Drug Policy

DEA Finally Relaxes Prescription Transfer Rules

The change, while welcome, is modest and won't get rid of patients' headaches as they try to fill their prescriptions.


Those who take drugs on the Drug Enforcement Administration's (DEA) list of controlled substances can now have their prescriptions transferred to another pharmacy.

The revised rule, which was announced last week, went into effect on August 28. Before, any prescriptions for Schedule II–V drugs could only be filled at the pharmacy location where it was sent. The rule applies only to electronic prescriptions, and prescriptions for drugs not on the controlled substance list remain free to be transferred.

But the change, while welcome, is modest, and it won't relieve all patients' headaches as they try to fill their prescriptions.

Prior to this revision, if your doctor sent a prescription for codeine cough syrup to your preferred Walgreens but that pharmacy was out of stock, you couldn't just drive to the next closest Walgreens to fill it there; you would have to reach out to your doctor to cancel the original prescription and issue another one to the new location, a process the DEA referred to as "taxing and time consuming for both patients and practitioners."

The revision scraps the need to involve your prescribing physician, but that doesn't mean the process is streamlined: Even now, according to the DEA's announcement, "a prescription can only be transferred once between pharmacies." It further "must remain in its electronic form; may not be altered in any way; and the transfer must be communicated directly between two licensed pharmacists." And finally, "any authorized refills transfer with the original prescription, which means the entire prescription will be filled at the same pharmacy."

While the revision is a positive change over the prior rule, it doesn't go nearly far enough, especially as the U.S. approaches the first anniversary of a shortage of Adderall, a Schedule II drug used primarily to treat attention-deficit/hyperactivity disorder (ADHD) in both adults and children.
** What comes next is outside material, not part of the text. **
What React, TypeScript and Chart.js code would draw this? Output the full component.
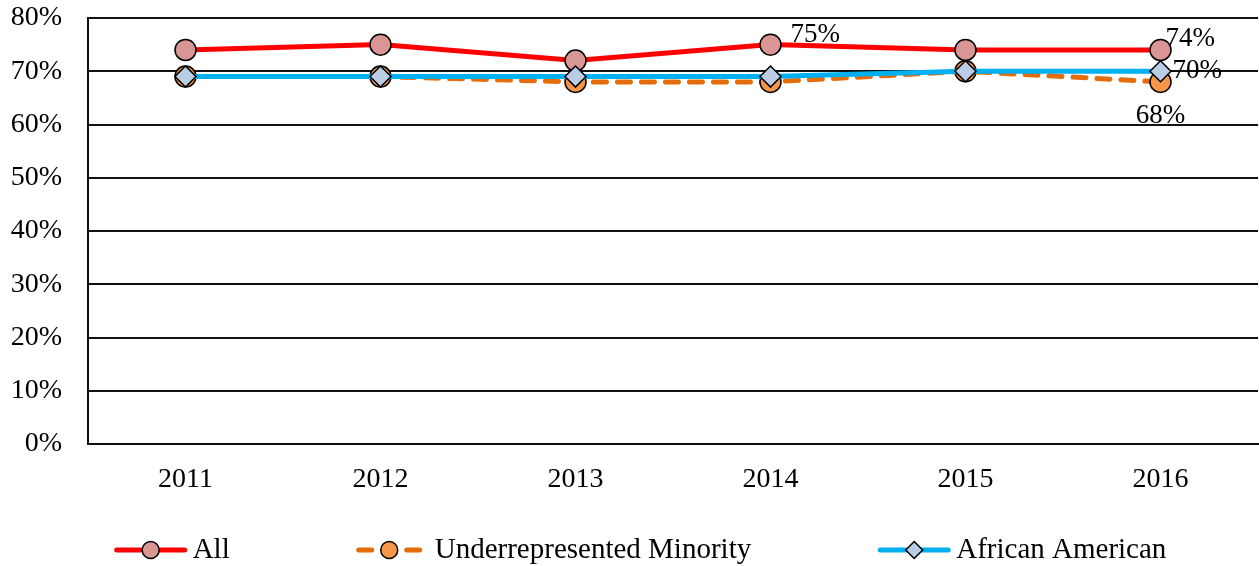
import React, { useEffect, useRef } from 'react';
import { Chart, registerables } from 'chart.js';

Chart.register(...registerables);

const years = ['2011', '2012', '2013', '2014', '2015', '2016'];
const allValues = [74, 75, 72, 75, 74, 74];
const urmValues = [69, 69, 68, 68, 70, 68];
const aaValues = [69, 69, 69, 69, 70, 70];
const seriesNames = ['All', 'Underrepresented Minority', 'African American'];
const yMin = 0;
const yMax = 80;
const yStep = 10;

// which points carry a value label, and where the label sits relative to its point
const valueLabels = [
  { series: 0, index: 3, dx: 20, dy: -3, align: 'left' },
  { series: 0, index: 5, dx: 5, dy: -4, align: 'left' },
  { series: 2, index: 5, dx: 12, dy: 7, align: 'left' },
  { series: 1, index: 5, dx: 0, dy: 41, align: 'center' },
];

const FONT = '"Liberation Serif", "Times New Roman", serif';
const FONT_SIZE = 27;
const TICK_FONT_SIZE = 28;
const LEGEND_FONT_SIZE = 29;

const valueLabelPlugin = {
  id: 'valueLabels',
  afterDatasetsDraw(chart: any) {
    const ctx = chart.ctx;
    ctx.save();
    ctx.font = `${FONT_SIZE}px ${FONT}`;
    ctx.fillStyle = '#000';
    ctx.textBaseline = 'alphabetic';
    valueLabels.forEach((l) => {
      const meta = chart.getDatasetMeta(l.series);
      const pt = meta.data[l.index];
      const v = chart.data.datasets[l.series].data[l.index];
      ctx.textAlign = l.align;
      ctx.fillText(`${v}%`, pt.x + l.dx, pt.y + l.dy);
    });
    ctx.restore();
  },
};

function drawMarker(ctx: any, style: string, x: number, y: number, r: number, fill: string) {
  ctx.beginPath();
  if (style === 'rectRot') {
    ctx.moveTo(x, y - r);
    ctx.lineTo(x + r, y);
    ctx.lineTo(x, y + r);
    ctx.lineTo(x - r, y);
    ctx.closePath();
  } else {
    ctx.arc(x, y, r, 0, Math.PI * 2);
  }
  ctx.fillStyle = fill;
  ctx.fill();
  ctx.lineWidth = 1.5;
  ctx.strokeStyle = '#000';
  ctx.setLineDash([]);
  ctx.stroke();
}

const legendPlugin = {
  id: 'customLegend',
  afterDraw(chart: any) {
    const ctx = chart.ctx;
    ctx.save();
    ctx.font = `${LEGEND_FONT_SIZE}px ${FONT}`;
    const lineLen = 72;
    const textGap = 6;
    const itemGap = 127;
    const dsets = chart.data.datasets;
    const widths = dsets.map((ds: any) => lineLen + textGap + ctx.measureText(ds.label).width);
    const total = widths.reduce((a: number, b: number) => a + b, 0) + itemGap * (dsets.length - 1);
    let x = (chart.width - total) / 2 + 11;
    const yMid = 550;
    const yBase = 558;
    dsets.forEach((ds: any, i: number) => {
      ctx.lineWidth = 5;
      ctx.strokeStyle = ds.borderColor;
      ctx.lineCap = 'round';
      ctx.setLineDash([]);
      if (ds.borderDash && ds.borderDash.length) {
        ctx.beginPath();
        ctx.moveTo(x + 2, yMid);
        ctx.lineTo(x + 15, yMid);
        ctx.moveTo(x + lineLen - 22, yMid);
        ctx.lineTo(x + lineLen - 9, yMid);
        ctx.stroke();
        drawMarker(ctx, ds.pointStyle, x + (lineLen - 7) / 2, yMid, 8.5, ds.pointBackgroundColor);
      } else {
        ctx.beginPath();
        ctx.moveTo(x + 2, yMid);
        ctx.lineTo(x + lineLen - 2, yMid);
        ctx.stroke();
        drawMarker(ctx, ds.pointStyle, x + lineLen / 2, yMid, 8.5, ds.pointBackgroundColor);
      }
      ctx.fillStyle = '#000';
      ctx.textAlign = 'left';
      ctx.textBaseline = 'alphabetic';
      ctx.fillText(ds.label, x + lineLen + textGap, yBase);
      x += widths[i] + itemGap;
    });
    ctx.restore();
  },
};

function clearScalePadding(scale: any) {
  scale.paddingTop = 0;
  scale.paddingBottom = 0;
  scale.paddingLeft = 0;
  scale.paddingRight = 0;
}

export default function App() {
  const canvasRef = useRef<HTMLCanvasElement | null>(null);

  useEffect(() => {
    if (!canvasRef.current) return;
    const chart = new Chart(canvasRef.current, {
      type: 'line',
      data: {
        labels: years,
        datasets: [
          {
            label: seriesNames[0],
            data: allValues,
            borderColor: '#FF0000',
            borderWidth: 5,
            pointStyle: 'circle',
            pointRadius: 10.5,
            pointBackgroundColor: '#D99694',
            pointBorderColor: '#000',
            pointBorderWidth: 1.5,
            tension: 0,
            order: 2,
          },
          {
            label: seriesNames[1],
            data: urmValues,
            borderColor: '#E46C0A',
            borderWidth: 5,
            borderDash: [13, 11],
            borderCapStyle: 'round',
            pointStyle: 'circle',
            pointRadius: 10.5,
            pointBackgroundColor: '#F79646',
            pointBorderColor: '#000',
            pointBorderWidth: 1.5,
            tension: 0,
            order: 1,
          },
          {
            label: seriesNames[2],
            data: aaValues,
            borderColor: '#00B0F0',
            borderWidth: 5,
            pointStyle: 'rectRot',
            pointRadius: 10.5,
            pointBackgroundColor: '#B9CDE5',
            pointBorderColor: '#000',
            pointBorderWidth: 1.5,
            tension: 0,
            order: 0,
          },
        ],
      },
      options: {
        animation: false,
        responsive: true,
        maintainAspectRatio: false,
        events: [],
        layout: { autoPadding: false, padding: { top: 18, right: 1, left: 0, bottom: 0 } },
        plugins: {
          legend: { display: false },
          tooltip: { enabled: false },
          title: { display: false },
        },
        scales: {
          x: {
            offset: true,
            grid: { display: false, drawTicks: false },
            border: { display: true, color: '#111', width: 2 },
            ticks: {
              color: '#000',
              font: { family: FONT, size: TICK_FONT_SIZE },
              padding: 19,
              maxRotation: 0,
            },
            afterFit(scale: any) {
              scale.height = 122;
              clearScalePadding(scale);
            },
          },
          y: {
            min: yMin,
            max: yMax,
            grid: { color: '#111', lineWidth: 2, drawTicks: false },
            border: { display: true, color: '#111', width: 2 },
            ticks: {
              stepSize: yStep,
              color: '#000',
              font: { family: FONT, size: TICK_FONT_SIZE },
              padding: 26,
              callback: (v: any) => `${v}%`,
            },
            afterFit(scale: any) {
              scale.width = 88;
              clearScalePadding(scale);
            },
          },
        },
      },
      plugins: [valueLabelPlugin, legendPlugin],
    } as any);
    return () => chart.destroy();
  }, []);

  return (
    <div style={{ position: 'absolute', left: 0, top: 0, width: 1259, height: 566, background: '#fff' }}>
      <canvas ref={canvasRef} />
    </div>
  );
}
As The New York Times reported last month, "Parents and caregivers across the country are spending hours each month hunting down pharmacies with A.D.H.D. medication in stock and asking their doctors to either transfer or rewrite prescriptions, a process many equate to having a second job." One mother eventually found her son's medicine but had to drive 40 miles to a pharmacy that could fill it.
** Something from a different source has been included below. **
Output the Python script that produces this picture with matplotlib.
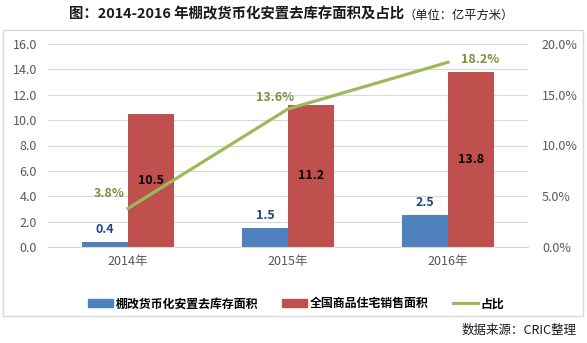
import matplotlib
matplotlib.use("Agg")
import matplotlib.pyplot as plt
from matplotlib.patches import Rectangle, Patch
from matplotlib.lines import Line2D
import numpy as np

plt.rcParams['font.family'] = ['Noto Sans CJK SC', 'DejaVu Sans']

years = ["2014年", "2015年", "2016年"]
shantytown = [0.4, 1.5, 2.5]
national = [10.5, 11.2, 13.8]
ratio = [3.8, 13.6, 18.2]

blue = "#4F81BD"
red = "#C0504D"
green = "#9BBB59"
tick_color = "#595959"

fig = plt.figure(figsize=(5.87, 3.43), dpi=100)
# outer frame
fig.patches.append(Rectangle((3/587, 1-316/343), 580/587, 286/343, transform=fig.transFigure,
                             fill=False, edgecolor="#D9D9D9", linewidth=1.0))

ax = fig.add_axes([48/587, 1-247/343, 480/587, 203/343])
x = np.arange(len(years))
w = 0.2875
ax.bar(x - w/2, shantytown, w, color=blue, zorder=2)
ax.bar(x + w/2, national, w, color=red, zorder=2)
ax.set_xlim(-0.5, 2.5)
ax.set_ylim(0, 16)
yt = np.arange(0, 16.1, 2)
ax.set_yticks(yt)
ax.set_yticklabels([f"{v:.1f}" for v in yt])
ax.set_xticks(x)
ax.set_xticklabels(years)
ax.grid(axis='y', color="#D9D9D9", linewidth=0.8, zorder=0)
for s in ['top', 'right', 'left']:
    ax.spines[s].set_visible(False)
ax.spines['bottom'].set_color("#D9D9D9")
ax.tick_params(axis='both', length=0, labelsize=9, colors=tick_color)
ax.tick_params(axis='y', pad=8)
ax.tick_params(axis='x', pad=6)

for i, v in enumerate(shantytown):
    ax.text(x[i] - w/2, v + 0.5, f"{v:.1f}", ha='center', va='bottom', fontsize=9,
            fontweight='bold', color="#1F497D", zorder=5)
for i, v in enumerate(national):
    ax.text(x[i] + w/2, v/2, f"{v:.1f}", ha='center', va='center', fontsize=9,
            fontweight='bold', color="black", zorder=5)

ax2 = ax.twinx()
ax2.plot(x, ratio, color=green, linewidth=2.3, zorder=3)
ax2.set_ylim(0, 20)
rt = np.arange(0, 20.1, 5)
ax2.set_yticks(rt)
ax2.set_yticklabels([f"{v:.1f}%" for v in rt])
for s in ax2.spines.values():
    s.set_visible(False)
ax2.tick_params(axis='y', length=0, labelsize=9, colors=tick_color, pad=10)

lab_color = "#77933C"
ax2.text(x[0] - 0.02, ratio[0] + 0.8, f"{ratio[0]:.1f}%", ha='right', va='bottom',
         fontsize=9, fontweight='bold', color=lab_color)
ax2.text(x[1] - 0.08, ratio[1] + 0.5, f"{ratio[1]:.1f}%", ha='center', va='bottom',
         fontsize=9, fontweight='bold', color=lab_color)
ax2.text(x[2] + 0.08, ratio[2] - 0.4, f"{ratio[2]:.1f}%", ha='left', va='bottom',
         fontsize=9, fontweight='bold', color=lab_color)

handles = [Patch(color=blue), Patch(color=red), Line2D([0], [0], color=green, linewidth=2.3)]
labels = ["棚改货币化安置去库存面积", "全国商品住宅销售面积", "占比"]
fig.legend(handles, labels, loc='center', bbox_to_anchor=(296/587, 1-304/343), ncol=3,
           frameon=False, handlelength=2.1, handleheight=0.6, columnspacing=2.0,
           handletextpad=0.25, prop={'size': 8.6, 'weight': 'bold'})

fig.text(404/587, 1-14/343, "图：2014-2016 年棚改货币化安置去库存面积及占比", ha='right', va='center',
         fontsize=10.4, fontweight='bold', color="#1a1a1a")
fig.text(404/587, 1-15/343, "（单位：亿平方米）", ha='left', va='center', fontsize=8.8,
         color="#1a1a1a")

fig.text(577/587, 1-330/343, "数据来源：CRIC整理", ha='right', va='center', fontsize=9, color="#1a1a1a")

fig.savefig("out.png", dpi=100)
One psychiatrist told the Times she often had to figure out "how to combine different strengths or formulations to get my patient their normal dose—or as close as we can." Jessi Gold, a psychiatrist and assistant professor at the Washington University School of Medicine in St. Louis, told Public Good News that doctors can't see which medicines are in stock at which pharmacies, so in the event of a shortage, the burden of locating a pharmacy with the right medicine in the right dosage falls to the patient.

"I'm aware that asking people with ADHD to have the ability to call people and organize around that when they don't have their medication is not a small task," Gold added.

The rule was intended to prevent "pharmacy shopping," or when a patient fills a single prescription at multiple pharmacies in order to get more pills than prescribed. But this treats all prescription-holders as potentially suspect, disadvantaging untold millions of legal drug users in order to slow down those who don't follow the rules. Jeffrey Singer, a practicing surgeon and a senior fellow at the Cato Institute, tweeted in response to the rule change that, "from the DEA's perspective, any person prescribed any narcotic is a drug dealer until proven otherwise."

Perhaps worst of all, the DEA seemed aware of this problem long before the Adderall shortage. As it noted in last week's announcement, the agency "published its intent to revise the process for transferring electronic prescriptions on November 19, 2021. The final rule was published in the federal register on July 27, 2023 and went into effect 30 days later."

In other words, about a year before the Food and Drug Administration announced an Adderall shortage, the DEA signaled its intent to relax the rule but then waited another nine months after that announcement to actually put the change into effect.

Meanwhile, desperate patients did the legwork themselves to find pharmacies that had what they needed.